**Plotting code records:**
--- --- ---

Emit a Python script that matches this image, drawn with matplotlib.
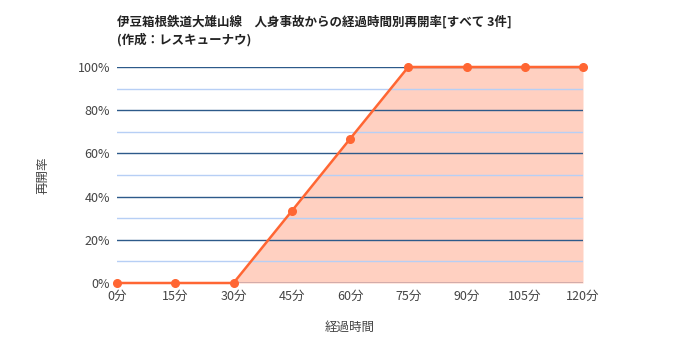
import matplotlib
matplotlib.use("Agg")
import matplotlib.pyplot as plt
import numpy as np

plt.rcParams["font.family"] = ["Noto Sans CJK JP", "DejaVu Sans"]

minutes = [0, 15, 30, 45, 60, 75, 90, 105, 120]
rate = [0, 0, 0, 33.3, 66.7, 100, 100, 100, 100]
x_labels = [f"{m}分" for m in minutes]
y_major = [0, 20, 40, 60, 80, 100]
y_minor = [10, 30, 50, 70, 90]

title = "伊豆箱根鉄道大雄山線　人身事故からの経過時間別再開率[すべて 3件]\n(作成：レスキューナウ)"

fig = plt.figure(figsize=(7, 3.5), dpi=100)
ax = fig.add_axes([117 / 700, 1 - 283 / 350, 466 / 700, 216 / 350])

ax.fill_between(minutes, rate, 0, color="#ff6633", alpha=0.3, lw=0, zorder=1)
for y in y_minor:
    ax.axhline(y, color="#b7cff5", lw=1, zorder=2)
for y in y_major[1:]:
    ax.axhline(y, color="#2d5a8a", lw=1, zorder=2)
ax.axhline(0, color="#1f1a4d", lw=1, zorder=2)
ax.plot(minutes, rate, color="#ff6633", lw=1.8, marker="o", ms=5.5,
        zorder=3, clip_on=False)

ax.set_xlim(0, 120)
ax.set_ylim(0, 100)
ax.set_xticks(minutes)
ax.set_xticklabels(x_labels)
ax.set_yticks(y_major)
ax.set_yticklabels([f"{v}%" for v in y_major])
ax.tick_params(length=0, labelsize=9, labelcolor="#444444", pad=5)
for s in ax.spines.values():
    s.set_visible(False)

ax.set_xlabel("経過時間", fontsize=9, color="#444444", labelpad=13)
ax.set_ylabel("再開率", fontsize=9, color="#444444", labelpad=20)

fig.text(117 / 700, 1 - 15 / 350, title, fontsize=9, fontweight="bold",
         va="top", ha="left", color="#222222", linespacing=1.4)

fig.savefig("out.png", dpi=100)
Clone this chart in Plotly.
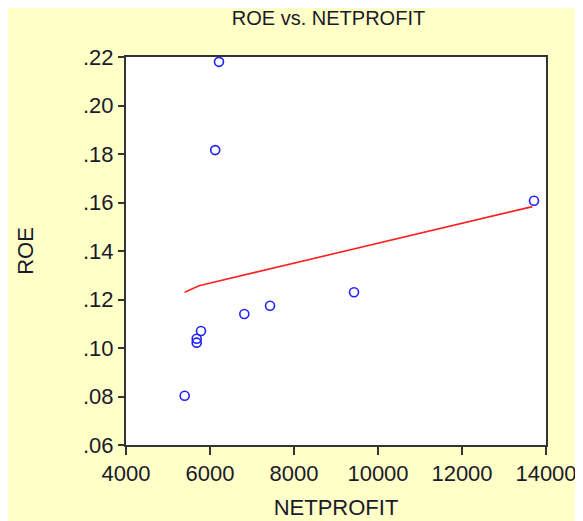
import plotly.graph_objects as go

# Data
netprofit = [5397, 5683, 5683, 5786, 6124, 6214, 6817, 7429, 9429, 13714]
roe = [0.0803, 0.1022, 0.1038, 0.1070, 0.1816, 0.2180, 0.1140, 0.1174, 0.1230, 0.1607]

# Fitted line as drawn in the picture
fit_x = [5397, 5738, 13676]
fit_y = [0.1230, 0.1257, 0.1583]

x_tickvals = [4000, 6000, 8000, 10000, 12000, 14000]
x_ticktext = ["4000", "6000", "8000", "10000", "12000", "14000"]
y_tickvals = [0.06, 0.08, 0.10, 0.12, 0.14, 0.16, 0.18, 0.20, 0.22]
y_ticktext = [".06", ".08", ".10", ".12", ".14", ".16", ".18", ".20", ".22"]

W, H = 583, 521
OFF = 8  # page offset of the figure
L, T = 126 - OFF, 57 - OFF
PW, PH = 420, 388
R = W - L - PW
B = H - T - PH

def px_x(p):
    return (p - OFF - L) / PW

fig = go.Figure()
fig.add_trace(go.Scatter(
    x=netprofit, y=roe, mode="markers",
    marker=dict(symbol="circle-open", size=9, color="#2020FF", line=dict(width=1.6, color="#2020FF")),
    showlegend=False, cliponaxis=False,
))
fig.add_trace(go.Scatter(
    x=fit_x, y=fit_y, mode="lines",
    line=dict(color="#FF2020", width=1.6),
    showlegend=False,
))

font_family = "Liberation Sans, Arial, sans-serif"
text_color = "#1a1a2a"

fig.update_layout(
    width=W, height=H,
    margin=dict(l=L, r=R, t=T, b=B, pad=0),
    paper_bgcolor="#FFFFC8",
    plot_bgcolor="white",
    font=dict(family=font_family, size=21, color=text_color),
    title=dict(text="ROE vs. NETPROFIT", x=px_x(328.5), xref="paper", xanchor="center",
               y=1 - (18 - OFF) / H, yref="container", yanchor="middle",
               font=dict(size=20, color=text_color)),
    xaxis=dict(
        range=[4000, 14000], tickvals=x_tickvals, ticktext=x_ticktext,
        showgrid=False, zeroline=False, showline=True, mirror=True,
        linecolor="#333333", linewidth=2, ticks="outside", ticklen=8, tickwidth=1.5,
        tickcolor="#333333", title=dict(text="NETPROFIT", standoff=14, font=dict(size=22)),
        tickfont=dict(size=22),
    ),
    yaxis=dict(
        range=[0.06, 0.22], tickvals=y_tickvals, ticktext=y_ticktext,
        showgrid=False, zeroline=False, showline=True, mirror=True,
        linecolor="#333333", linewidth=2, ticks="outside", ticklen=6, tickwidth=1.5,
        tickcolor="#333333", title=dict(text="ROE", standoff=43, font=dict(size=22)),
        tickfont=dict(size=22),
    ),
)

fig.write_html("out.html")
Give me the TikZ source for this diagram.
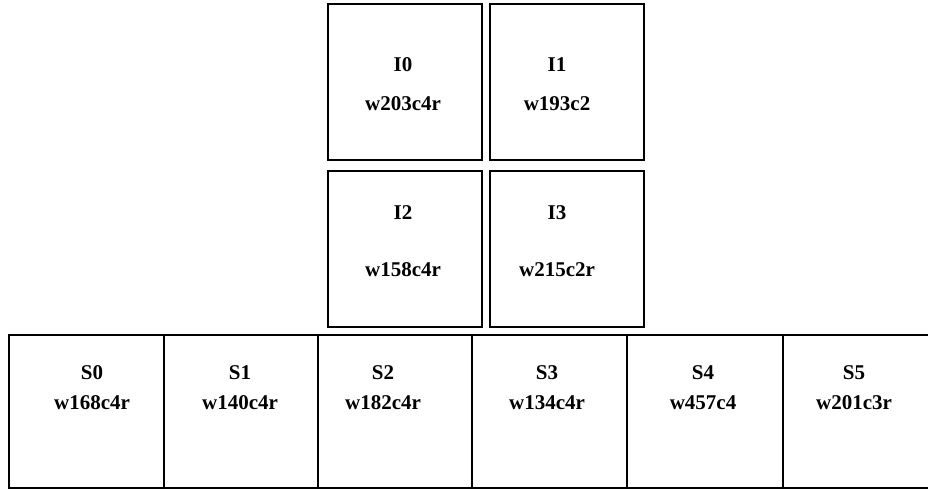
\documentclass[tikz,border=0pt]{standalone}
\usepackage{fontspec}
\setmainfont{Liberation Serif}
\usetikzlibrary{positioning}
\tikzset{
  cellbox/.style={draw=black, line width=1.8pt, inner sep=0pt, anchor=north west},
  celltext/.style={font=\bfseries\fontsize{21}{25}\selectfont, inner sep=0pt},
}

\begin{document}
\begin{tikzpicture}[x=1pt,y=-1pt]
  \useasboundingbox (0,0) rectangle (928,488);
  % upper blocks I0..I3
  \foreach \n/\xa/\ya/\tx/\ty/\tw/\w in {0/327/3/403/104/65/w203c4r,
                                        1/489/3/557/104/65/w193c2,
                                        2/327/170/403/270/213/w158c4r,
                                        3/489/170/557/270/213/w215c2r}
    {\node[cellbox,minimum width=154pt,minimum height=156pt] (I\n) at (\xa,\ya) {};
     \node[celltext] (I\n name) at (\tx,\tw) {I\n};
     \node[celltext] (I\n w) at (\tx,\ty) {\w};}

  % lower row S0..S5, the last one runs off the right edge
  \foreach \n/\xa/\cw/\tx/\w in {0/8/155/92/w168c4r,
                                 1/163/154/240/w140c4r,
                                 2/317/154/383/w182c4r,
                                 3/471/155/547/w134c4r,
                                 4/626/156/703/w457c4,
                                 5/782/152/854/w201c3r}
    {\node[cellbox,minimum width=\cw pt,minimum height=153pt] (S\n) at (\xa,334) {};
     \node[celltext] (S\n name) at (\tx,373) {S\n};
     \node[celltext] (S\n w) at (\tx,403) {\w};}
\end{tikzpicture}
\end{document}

--- --- ---

**Written exercise:**
Exactly the lines from the one with "Give me the TikZ source for this diagram." through the end of the listing above are to be repeated, with no pictures.

**The output:**
Give me the TikZ source for this diagram.
\documentclass[tikz,border=0pt]{standalone}
\usepackage{fontspec}
\setmainfont{Liberation Serif}
\usetikzlibrary{positioning}
\tikzset{
  cellbox/.style={draw=black, line width=1.8pt, inner sep=0pt, anchor=north west},
  celltext/.style={font=\bfseries\fontsize{21}{25}\selectfont, inner sep=0pt},
}

\begin{document}
\begin{tikzpicture}[x=1pt,y=-1pt]
  \useasboundingbox (0,0) rectangle (928,488);
  % upper blocks I0..I3
  \foreach \n/\xa/\ya/\tx/\ty/\tw/\w in {0/327/3/403/104/65/w203c4r,
                                        1/489/3/557/104/65/w193c2,
                                        2/327/170/403/270/213/w158c4r,
                                        3/489/170/557/270/213/w215c2r}
    {\node[cellbox,minimum width=154pt,minimum height=156pt] (I\n) at (\xa,\ya) {};
     \node[celltext] (I\n name) at (\tx,\tw) {I\n};
     \node[celltext] (I\n w) at (\tx,\ty) {\w};}

  % lower row S0..S5, the last one runs off the right edge
  \foreach \n/\xa/\cw/\tx/\w in {0/8/155/92/w168c4r,
                                 1/163/154/240/w140c4r,
                                 2/317/154/383/w182c4r,
                                 3/471/155/547/w134c4r,
                                 4/626/156/703/w457c4,
                                 5/782/152/854/w201c3r}
    {\node[cellbox,minimum width=\cw pt,minimum height=153pt] (S\n) at (\xa,334) {};
     \node[celltext] (S\n name) at (\tx,373) {S\n};
     \node[celltext] (S\n w) at (\tx,403) {\w};}
\end{tikzpicture}
\end{document}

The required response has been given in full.